Nebraska Cooperative Fish & Wildlife Research Unit

 

Date of this Version

2014

Citation

Cosens, B., L. Gunderson, C.R. Allen and M. Harm Benson. 2014. Identifying legal,ecological and governance obstacles and opportunities for adapting to climate change. Sustainability 6: 2338-2356; doi:10.3390/su6042338.

Comments

© 2014 by the Barbara Cosens, Lance Gunderson, Craig Allen, and Melinda Harm Benson; licensee MDPI, Basel, Switzerland. This article is an open access article distributed under the terms and conditions of the Creative Commons Attribution license.

Abstract

Current governance of regional scale water management systems in the United States has not placed them on a path toward sustainability, as conflict and gridlock characterize the social arena and ecosystem services continue to erode.
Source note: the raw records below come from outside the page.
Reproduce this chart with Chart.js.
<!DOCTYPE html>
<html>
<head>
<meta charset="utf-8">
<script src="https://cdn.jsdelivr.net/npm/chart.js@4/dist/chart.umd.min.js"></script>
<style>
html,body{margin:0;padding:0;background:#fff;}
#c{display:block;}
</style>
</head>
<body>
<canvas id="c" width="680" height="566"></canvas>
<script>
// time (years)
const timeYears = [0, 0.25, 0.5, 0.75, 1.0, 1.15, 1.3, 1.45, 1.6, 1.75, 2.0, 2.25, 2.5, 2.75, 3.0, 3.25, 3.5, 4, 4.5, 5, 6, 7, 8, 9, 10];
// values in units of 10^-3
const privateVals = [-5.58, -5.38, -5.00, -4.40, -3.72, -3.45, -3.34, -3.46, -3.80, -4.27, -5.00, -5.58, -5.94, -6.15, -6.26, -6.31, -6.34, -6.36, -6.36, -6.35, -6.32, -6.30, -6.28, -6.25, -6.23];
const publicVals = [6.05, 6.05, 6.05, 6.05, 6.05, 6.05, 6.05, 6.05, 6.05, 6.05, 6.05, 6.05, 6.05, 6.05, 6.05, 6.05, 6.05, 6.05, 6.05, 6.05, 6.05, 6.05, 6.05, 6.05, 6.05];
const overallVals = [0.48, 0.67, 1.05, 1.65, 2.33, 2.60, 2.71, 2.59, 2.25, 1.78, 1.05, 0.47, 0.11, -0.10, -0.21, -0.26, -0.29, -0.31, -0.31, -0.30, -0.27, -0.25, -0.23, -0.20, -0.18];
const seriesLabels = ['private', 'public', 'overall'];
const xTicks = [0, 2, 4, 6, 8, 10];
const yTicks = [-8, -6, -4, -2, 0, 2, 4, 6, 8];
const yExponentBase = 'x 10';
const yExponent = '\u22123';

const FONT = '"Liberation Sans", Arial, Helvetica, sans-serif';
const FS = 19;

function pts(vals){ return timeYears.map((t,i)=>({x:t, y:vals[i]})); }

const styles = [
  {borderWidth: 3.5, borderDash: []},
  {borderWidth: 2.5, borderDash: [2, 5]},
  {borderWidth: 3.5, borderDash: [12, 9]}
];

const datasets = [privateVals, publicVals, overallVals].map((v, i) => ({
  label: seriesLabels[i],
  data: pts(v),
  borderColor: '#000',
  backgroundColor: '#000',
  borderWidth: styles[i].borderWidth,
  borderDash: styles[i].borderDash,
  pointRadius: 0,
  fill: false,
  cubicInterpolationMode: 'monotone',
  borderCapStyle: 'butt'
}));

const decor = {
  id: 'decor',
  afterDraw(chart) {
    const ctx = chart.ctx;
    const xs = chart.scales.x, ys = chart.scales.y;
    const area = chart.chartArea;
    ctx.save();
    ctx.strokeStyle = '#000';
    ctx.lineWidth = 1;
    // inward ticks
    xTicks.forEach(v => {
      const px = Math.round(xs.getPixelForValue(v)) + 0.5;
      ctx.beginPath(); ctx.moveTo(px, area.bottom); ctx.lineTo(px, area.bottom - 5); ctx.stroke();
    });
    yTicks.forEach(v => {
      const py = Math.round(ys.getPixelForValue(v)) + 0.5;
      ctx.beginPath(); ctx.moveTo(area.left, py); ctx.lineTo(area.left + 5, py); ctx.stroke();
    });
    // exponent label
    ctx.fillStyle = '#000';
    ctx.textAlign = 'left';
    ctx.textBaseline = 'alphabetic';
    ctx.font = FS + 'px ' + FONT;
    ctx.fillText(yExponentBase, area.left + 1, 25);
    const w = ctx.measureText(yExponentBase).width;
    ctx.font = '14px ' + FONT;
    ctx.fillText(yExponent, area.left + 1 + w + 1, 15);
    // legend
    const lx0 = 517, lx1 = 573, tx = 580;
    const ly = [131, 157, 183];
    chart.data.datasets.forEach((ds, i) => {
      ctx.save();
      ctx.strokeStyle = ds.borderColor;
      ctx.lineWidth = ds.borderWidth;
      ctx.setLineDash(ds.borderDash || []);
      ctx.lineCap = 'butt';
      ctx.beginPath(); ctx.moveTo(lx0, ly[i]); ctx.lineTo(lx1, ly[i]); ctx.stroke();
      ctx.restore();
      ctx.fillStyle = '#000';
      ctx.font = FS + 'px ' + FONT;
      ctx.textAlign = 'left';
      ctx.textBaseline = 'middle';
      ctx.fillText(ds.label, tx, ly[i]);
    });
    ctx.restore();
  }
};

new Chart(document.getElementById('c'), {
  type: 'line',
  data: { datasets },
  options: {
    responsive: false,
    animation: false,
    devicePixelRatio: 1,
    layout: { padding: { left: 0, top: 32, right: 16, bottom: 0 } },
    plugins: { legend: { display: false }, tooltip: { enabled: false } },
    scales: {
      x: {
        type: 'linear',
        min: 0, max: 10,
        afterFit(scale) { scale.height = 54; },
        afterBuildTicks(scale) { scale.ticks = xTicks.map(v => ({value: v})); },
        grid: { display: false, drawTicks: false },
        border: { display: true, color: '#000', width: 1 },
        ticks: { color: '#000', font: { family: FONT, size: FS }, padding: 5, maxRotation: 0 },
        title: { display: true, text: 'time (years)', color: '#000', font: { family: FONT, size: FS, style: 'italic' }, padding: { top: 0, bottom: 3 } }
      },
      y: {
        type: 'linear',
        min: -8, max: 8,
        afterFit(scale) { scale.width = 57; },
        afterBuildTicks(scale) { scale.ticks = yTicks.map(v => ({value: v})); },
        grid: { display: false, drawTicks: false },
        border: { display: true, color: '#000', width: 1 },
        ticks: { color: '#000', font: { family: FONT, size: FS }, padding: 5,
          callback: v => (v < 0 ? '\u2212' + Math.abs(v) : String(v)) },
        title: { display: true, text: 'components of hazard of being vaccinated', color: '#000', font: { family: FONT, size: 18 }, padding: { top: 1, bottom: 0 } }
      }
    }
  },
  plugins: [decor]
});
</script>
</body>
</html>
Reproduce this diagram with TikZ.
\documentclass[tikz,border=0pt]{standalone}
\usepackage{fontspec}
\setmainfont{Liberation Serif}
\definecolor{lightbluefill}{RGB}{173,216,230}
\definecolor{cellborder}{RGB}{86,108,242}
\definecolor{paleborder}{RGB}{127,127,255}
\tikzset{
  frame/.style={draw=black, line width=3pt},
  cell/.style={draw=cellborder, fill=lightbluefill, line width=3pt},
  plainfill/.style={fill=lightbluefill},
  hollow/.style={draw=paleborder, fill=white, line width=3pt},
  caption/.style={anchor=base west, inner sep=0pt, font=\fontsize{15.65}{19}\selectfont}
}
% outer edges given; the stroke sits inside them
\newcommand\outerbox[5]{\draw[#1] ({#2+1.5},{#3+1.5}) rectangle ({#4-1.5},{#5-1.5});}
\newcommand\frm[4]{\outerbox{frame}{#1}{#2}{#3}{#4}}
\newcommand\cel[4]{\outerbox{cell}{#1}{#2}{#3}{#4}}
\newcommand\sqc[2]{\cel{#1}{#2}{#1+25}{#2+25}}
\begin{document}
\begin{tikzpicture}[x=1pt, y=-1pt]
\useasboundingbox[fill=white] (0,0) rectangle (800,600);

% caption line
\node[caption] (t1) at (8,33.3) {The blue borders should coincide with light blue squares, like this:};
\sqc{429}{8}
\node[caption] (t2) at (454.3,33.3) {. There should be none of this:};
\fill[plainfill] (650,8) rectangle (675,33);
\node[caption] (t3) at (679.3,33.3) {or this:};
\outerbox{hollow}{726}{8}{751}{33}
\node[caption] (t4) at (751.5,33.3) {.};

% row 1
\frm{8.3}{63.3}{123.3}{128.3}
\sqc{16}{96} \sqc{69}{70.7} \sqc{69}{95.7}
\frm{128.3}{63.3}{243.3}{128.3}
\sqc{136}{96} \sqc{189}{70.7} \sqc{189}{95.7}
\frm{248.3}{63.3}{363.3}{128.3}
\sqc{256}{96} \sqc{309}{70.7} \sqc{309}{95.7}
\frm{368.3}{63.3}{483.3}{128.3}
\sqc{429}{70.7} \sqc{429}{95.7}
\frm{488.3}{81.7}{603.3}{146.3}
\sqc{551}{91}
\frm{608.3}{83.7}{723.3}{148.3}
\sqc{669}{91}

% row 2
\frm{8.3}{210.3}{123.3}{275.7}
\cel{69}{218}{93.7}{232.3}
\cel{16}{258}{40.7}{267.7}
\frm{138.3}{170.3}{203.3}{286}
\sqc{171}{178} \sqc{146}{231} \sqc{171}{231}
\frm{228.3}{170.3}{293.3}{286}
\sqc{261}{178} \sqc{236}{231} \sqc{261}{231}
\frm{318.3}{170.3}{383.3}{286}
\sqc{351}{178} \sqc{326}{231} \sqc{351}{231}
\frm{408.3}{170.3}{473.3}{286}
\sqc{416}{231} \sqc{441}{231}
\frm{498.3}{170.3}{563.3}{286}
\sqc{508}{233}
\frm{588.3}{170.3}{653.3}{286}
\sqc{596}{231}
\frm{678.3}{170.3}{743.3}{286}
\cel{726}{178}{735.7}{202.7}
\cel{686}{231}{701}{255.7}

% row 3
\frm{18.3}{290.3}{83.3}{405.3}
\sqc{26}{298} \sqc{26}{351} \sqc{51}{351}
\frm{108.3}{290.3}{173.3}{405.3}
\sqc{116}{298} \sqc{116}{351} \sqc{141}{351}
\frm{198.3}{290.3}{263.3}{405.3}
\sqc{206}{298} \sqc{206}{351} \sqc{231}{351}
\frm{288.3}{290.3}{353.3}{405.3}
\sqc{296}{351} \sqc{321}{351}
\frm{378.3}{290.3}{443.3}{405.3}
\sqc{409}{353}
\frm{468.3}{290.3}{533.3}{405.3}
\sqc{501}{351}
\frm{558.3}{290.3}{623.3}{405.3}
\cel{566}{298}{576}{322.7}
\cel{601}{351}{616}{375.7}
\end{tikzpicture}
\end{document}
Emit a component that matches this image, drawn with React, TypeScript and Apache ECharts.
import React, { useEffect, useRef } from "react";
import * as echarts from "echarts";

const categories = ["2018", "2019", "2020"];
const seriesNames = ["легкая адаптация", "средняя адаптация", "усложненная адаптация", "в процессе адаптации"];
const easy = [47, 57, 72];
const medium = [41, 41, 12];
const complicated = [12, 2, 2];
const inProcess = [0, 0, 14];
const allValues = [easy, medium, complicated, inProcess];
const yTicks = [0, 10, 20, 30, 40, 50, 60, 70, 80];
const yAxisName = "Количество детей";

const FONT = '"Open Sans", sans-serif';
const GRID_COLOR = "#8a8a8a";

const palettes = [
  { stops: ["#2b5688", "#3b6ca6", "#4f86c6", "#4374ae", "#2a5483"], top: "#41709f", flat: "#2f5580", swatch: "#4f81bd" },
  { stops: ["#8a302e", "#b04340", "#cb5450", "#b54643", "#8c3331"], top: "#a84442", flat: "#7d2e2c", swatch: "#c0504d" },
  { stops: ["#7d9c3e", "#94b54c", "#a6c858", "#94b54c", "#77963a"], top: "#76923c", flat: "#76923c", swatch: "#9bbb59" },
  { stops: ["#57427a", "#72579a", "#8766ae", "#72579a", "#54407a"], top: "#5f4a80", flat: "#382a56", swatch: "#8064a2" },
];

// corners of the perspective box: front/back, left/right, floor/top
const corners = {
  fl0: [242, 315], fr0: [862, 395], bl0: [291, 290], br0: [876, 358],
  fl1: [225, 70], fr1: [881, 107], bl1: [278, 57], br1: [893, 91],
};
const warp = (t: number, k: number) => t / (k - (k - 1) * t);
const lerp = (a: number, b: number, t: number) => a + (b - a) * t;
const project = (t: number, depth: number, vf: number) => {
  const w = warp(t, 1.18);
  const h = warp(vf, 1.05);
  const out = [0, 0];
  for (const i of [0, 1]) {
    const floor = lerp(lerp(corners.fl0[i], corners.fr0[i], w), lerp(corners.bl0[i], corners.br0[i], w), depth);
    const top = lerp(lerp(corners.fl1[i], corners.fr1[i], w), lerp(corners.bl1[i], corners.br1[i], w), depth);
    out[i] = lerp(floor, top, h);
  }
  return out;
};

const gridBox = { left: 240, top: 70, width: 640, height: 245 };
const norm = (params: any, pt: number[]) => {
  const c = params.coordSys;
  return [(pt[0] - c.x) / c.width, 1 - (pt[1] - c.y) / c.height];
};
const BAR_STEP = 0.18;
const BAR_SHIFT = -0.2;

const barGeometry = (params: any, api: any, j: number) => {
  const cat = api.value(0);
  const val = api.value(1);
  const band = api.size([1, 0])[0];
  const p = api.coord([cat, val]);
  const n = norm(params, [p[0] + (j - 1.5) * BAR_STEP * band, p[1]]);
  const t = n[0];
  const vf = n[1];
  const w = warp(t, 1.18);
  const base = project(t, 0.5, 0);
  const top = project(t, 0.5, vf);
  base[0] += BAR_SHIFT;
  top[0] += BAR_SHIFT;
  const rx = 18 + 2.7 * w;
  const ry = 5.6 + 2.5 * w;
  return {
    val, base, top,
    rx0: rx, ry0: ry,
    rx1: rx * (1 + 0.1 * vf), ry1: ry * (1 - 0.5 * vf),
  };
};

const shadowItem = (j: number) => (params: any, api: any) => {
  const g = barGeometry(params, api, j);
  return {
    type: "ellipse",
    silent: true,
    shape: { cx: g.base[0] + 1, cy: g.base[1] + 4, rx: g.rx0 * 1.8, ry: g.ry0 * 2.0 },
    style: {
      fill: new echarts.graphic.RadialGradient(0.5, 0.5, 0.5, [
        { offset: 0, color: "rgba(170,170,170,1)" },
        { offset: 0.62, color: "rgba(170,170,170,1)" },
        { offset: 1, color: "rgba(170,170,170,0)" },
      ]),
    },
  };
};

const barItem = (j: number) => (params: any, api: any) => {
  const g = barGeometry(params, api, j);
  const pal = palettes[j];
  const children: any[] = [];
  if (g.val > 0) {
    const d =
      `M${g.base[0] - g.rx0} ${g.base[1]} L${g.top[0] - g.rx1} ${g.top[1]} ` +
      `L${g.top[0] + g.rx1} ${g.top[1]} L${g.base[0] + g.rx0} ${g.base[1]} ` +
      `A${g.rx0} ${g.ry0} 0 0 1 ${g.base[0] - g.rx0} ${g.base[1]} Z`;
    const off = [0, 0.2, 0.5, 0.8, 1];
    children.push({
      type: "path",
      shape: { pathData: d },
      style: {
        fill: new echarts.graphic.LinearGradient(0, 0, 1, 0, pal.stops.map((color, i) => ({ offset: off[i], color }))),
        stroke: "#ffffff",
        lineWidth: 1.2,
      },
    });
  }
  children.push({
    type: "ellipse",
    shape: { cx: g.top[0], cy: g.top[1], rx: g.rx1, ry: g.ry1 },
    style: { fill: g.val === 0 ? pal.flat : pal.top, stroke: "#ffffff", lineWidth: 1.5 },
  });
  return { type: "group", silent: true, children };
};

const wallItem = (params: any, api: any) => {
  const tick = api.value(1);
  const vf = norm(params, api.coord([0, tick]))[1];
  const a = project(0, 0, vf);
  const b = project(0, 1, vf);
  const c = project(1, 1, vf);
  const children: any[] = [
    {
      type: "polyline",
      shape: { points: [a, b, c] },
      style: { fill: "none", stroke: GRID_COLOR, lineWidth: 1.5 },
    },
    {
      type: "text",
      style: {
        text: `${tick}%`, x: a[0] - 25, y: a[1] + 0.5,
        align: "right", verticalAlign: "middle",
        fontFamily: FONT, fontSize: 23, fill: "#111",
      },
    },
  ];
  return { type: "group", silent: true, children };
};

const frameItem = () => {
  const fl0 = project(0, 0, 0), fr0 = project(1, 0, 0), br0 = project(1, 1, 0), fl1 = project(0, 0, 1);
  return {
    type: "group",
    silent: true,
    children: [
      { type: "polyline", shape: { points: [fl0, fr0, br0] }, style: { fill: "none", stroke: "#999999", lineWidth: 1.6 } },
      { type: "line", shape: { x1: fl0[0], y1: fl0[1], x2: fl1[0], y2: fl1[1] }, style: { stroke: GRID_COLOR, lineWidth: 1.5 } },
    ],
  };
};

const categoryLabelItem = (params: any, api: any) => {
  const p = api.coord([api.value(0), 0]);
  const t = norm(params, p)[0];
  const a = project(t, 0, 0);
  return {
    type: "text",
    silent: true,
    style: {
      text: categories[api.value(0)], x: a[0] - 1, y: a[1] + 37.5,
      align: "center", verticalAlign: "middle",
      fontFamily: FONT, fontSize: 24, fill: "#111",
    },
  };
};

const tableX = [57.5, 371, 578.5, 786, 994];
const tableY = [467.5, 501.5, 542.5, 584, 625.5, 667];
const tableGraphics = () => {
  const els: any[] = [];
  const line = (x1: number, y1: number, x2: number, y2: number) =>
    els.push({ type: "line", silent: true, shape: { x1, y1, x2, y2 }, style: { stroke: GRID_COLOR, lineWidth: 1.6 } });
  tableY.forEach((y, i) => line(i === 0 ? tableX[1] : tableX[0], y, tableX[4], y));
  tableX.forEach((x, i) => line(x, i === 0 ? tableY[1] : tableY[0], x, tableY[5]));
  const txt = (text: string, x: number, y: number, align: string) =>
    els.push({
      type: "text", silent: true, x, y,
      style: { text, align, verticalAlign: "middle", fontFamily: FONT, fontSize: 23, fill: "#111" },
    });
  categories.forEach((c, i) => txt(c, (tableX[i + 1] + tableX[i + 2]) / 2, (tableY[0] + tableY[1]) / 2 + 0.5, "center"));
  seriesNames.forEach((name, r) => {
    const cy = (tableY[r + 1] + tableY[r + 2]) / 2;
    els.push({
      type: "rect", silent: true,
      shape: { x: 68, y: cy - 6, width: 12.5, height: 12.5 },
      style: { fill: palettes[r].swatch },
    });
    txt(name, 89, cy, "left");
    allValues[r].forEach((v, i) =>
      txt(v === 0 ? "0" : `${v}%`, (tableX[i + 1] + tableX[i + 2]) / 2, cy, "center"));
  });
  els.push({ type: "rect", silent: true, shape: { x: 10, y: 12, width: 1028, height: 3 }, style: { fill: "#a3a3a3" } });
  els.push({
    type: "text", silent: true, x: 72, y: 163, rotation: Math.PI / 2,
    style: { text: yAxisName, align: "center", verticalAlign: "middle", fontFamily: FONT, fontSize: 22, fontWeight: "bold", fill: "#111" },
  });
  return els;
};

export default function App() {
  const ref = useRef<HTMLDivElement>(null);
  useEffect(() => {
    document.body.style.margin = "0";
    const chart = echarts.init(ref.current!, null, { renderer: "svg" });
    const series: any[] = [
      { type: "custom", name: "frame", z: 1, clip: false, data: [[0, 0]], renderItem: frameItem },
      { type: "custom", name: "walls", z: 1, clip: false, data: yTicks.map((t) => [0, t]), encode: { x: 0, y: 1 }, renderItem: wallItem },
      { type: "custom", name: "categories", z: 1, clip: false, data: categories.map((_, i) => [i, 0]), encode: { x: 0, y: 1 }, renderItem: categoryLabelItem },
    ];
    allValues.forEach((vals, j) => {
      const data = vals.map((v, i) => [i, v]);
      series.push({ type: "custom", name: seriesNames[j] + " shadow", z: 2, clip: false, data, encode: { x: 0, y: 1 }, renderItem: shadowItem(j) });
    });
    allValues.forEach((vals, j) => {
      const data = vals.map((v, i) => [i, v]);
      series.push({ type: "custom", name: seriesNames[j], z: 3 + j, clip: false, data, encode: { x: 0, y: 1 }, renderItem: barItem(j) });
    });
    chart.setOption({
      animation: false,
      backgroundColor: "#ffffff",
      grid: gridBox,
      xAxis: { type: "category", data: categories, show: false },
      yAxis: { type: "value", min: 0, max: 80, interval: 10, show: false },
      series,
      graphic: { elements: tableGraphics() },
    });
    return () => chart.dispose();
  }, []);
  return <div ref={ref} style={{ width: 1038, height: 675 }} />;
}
Changing climate may continue this trajectory, but it also provides a catalyst for renewal of ecosystems and a window of opportunity for change in institutions. Resilience provides a bridging concept that predicts that change in ecological and social systems is often dramatic, abrupt, and surprising. Adapting to the uncertainty of climate driven change must be done in a manner perceived as legitimate by the participants in a democratic society. Adaptation must begin with the current hierarchical and fragmented social-ecological system as a baseline from which new approaches must be applied. Achieving a level of integration between ecological concepts and governance requires a dialogue across multiple disciplines, including ecologists with expertise in ecological resilience, hydrologists and climate experts, with social scientists and legal scholars. Criteria and models that link ecological dynamics with policies in complex, multi-jurisdictional water basins with adaptive management and governance frameworks may move these social-ecological systems toward greater sustainability.